Another lost opportunity by our Finance Minister, who could have done significant lot to drive the consumer demand for real estate and turn the fortunes of the sector and in turn give a fillip to GDP growth in 2012-13.
While he mentioned that the objective of the budget was to create conditions for growth and to focus on domestic demand driven growth recovery, however he gave the real estate sector , which could have helped him meet these objectives, a miss.
The real estate sector holds significant prominence as its contribution to the Indian GDP is bound to grow beyond 6%. Housing sector has linkages to more than 250 ancillary industries and employs more than 10% of our workforce. Having said that, industry, which is undergoing stress, was in immediate need of several concessions and support measures on easing of liquidity, relaxation of high tax structures and policy stimuli to facilitate a more congenial regulatory and development environment.
High costs of inflation and financing has choked demand and supply situation that is leading to a significant demand glut and impacting the social living conditions especially in fast growing geographies.
Nonetheless, a positive step forwards has been to allow foreign debt funding in affordable housing.

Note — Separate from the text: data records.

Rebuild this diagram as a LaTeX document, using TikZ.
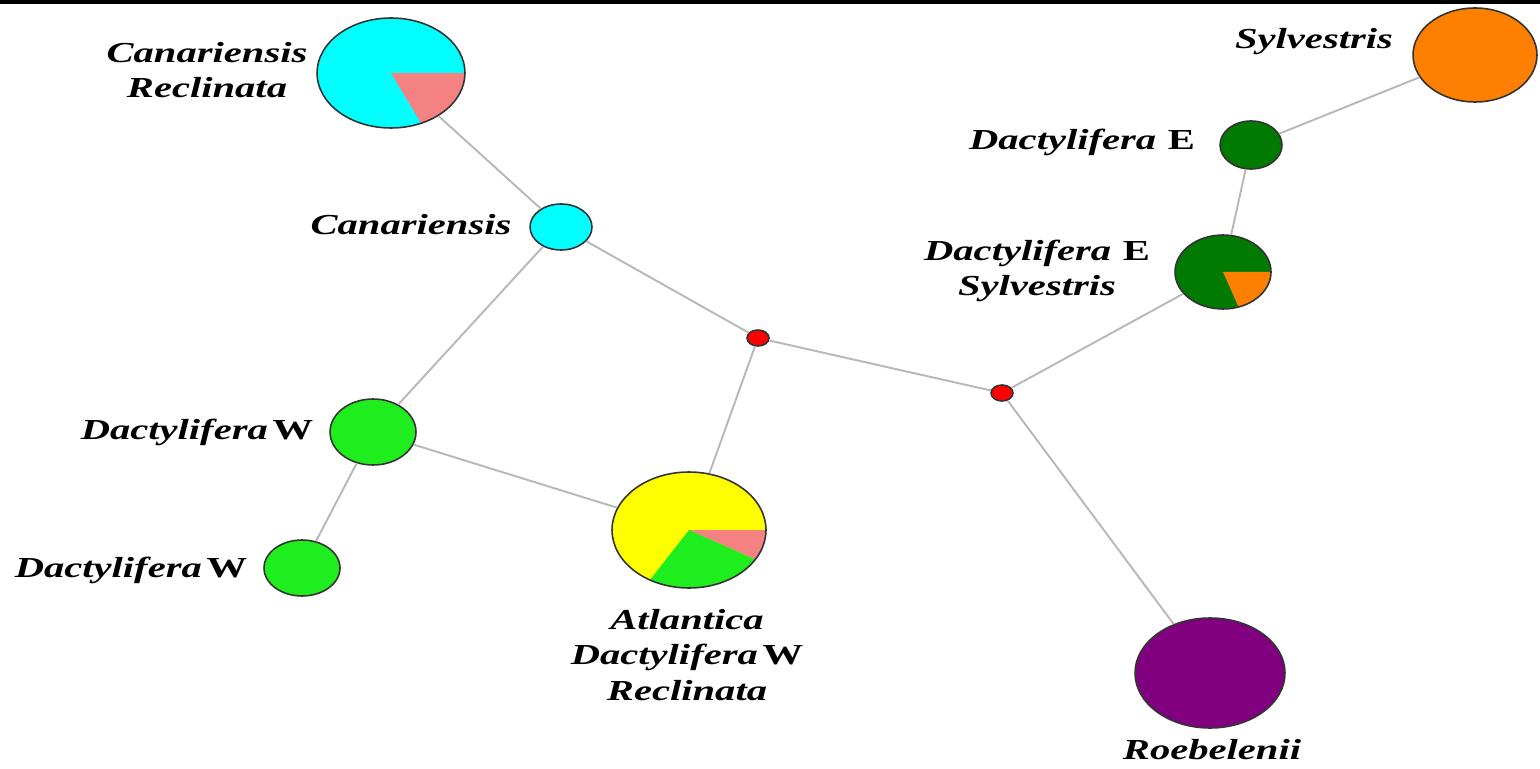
\documentclass[tikz,border=0pt]{standalone}
\usepackage{fontspec}
\setmainfont{Liberation Serif}
\newfontfamily\taxfont{Liberation Serif}[FakeStretch=1.4]
\definecolor{HapCyan}{HTML}{00FFFF}
\definecolor{HapPink}{HTML}{F58282}
\definecolor{HapLime}{HTML}{1EEE1E}
\definecolor{HapGreen}{HTML}{007A00}
\definecolor{HapOrange}{HTML}{FF8000}
\definecolor{HapYellow}{HTML}{FFFF00}
\definecolor{HapPurple}{HTML}{800080}
\definecolor{HapRed}{HTML}{FF0000}
\usetikzlibrary{shapes.geometric}

\newcommand\slice[3]{\fill[#1] (path picture bounding box.center) -- +(#2:300) -- +(#3:300) -- cycle;}
\newcommand\reg[1]{\textup{#1}}

\begin{document}
\begin{tikzpicture}[x=0.02cm, y=0.02cm,
    hap/.style={ellipse, draw=black!80, line width=0.9pt, inner sep=0pt},
    link/.style={draw=black!28, line width=1.1pt},
    taxon/.style={font=\taxfont\bfseries\itshape\fontsize{16.5}{20}\selectfont,
                  align=center, inner sep=0pt}]
  \useasboundingbox (0,0) rectangle (1540,768);
  \fill (0,764) rectangle (1540,768);

  % haplotypes
  \node[hap, fill=HapCyan, minimum width=2.96cm, minimum height=2.2cm,
        path picture={\slice{HapPink}{0}{-59}}] (cr) at (391,695) {};
  \node[hap, fill=HapCyan, minimum width=1.24cm, minimum height=0.92cm] (can) at (561,541) {};
  \node[hap, fill=HapRed, minimum width=0.44cm, minimum height=0.32cm] (mv1) at (758,430) {};
  \node[hap, fill=HapRed, minimum width=0.44cm, minimum height=0.32cm] (mv2) at (1002,375) {};
  \node[hap, fill=HapLime, minimum width=1.72cm, minimum height=1.32cm] (dwa) at (373,336) {};
  \node[hap, fill=HapLime, minimum width=1.52cm, minimum height=1.12cm] (dwb) at (302,200) {};
  \node[hap, fill=HapYellow, minimum width=3.08cm, minimum height=2.32cm,
        path picture={\slice{HapPink}{0}{-24}\slice{HapLime}{-24}{-128}}] (atl) at (689,238) {};
  \node[hap, fill=HapGreen, minimum width=1.92cm, minimum height=1.48cm,
        path picture={\slice{HapOrange}{0}{-66}}] (des) at (1223,496) {};
  \node[hap, fill=HapGreen, minimum width=1.24cm, minimum height=0.96cm] (de) at (1251,623) {};
  \node[hap, fill=HapOrange, minimum width=2.48cm, minimum height=1.88cm] (syl) at (1475,713) {};
  \node[hap, fill=HapPurple, minimum width=3.0cm, minimum height=2.2cm] (roe) at (1210,95) {};

  % links
  \draw[link] (cr) -- (can);
  \draw[link] (can) -- (mv1);
  \draw[link] (can) -- (dwa);
  \draw[link] (dwa) -- (dwb);
  \draw[link] (dwa) -- (atl);
  \draw[link] (mv1) -- (atl);
  \draw[link] (mv1) -- (mv2);
  \draw[link] (mv2) -- (des);
  \draw[link] (mv2) -- (roe);
  \draw[link] (des) -- (de);
  \draw[link] (de) -- (syl);

  % labels
  \node[taxon] (lcr) at (207,698) {Canariensis\\Reclinata};
  \node[taxon] (lcan) at (411,543) {Canariensis};
  \node[taxon] (ldwa) at (197,336) {Dactylifera\,\reg{W}};
  \node[taxon] (ldwb) at (131,198) {Dactylifera\,\reg{W}};
  \node[taxon] (latl) at (687,113) {Atlantica\\Dactylifera\,\reg{W}\\Reclinata};
  \node[taxon] (lroe) at (1212,18) {Roebelenii};
  \node[taxon] (lsyl) at (1314,726) {Sylvestris};
  \node[taxon] (lde) at (1082,626) {Dactylifera\hspace{0.4em}\reg{E}};
  \node[taxon] (ldes) at (1037,497) {Dactylifera\hspace{0.4em}\reg{E}\\Sylvestris};
\end{tikzpicture}
\end{document}
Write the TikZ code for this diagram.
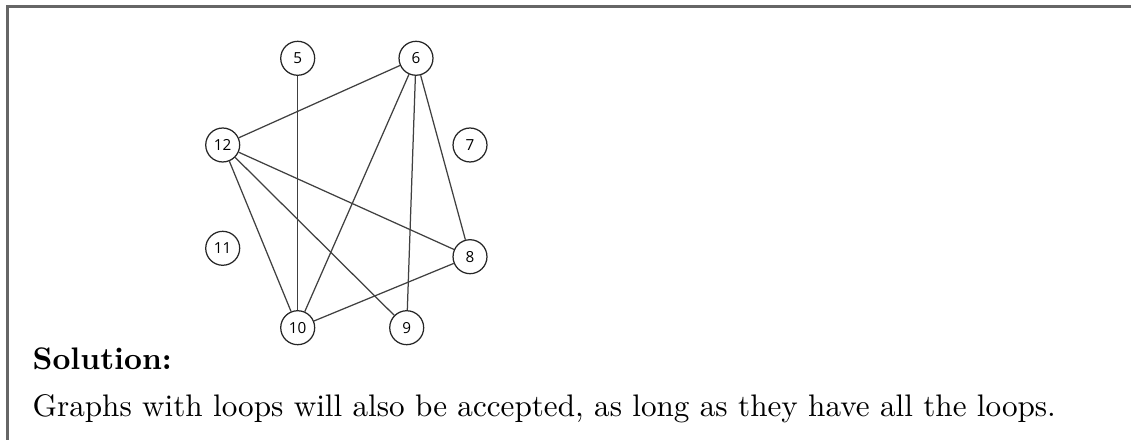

Thankfully, which has been acknowledged by the government as housing is as much a critical need as food and education, two areas where government is quite proactive otherwise.
By not rolling back the 1% interest subsidy government has again upheld the need for state intervention in the affordable segment. Well it does miss the point of how inflation has taken that slab from 10 lakhs to somewhere close to at least 50% higher than that. This also happens to be a segment which gets easily impacted by interest rate fluctuations. So a wider scope and a stronger support mechanism could have been much appreciated.
Hike in indirect taxes will definitely impact the cost of delivery of real estate impacting overall demand. Further, shifts in tax slabs are too small to influence incremental demand.
No other positive measure to lend higher vibrancy into this sector was introduced or mentioned by Mr. Pranab Mukherjee. Any step towards attracting more FDI into the sector through relaxation of investment and exit norms providing a conducive environment for exits could have gone a long way in getting international interest back into Indian realty.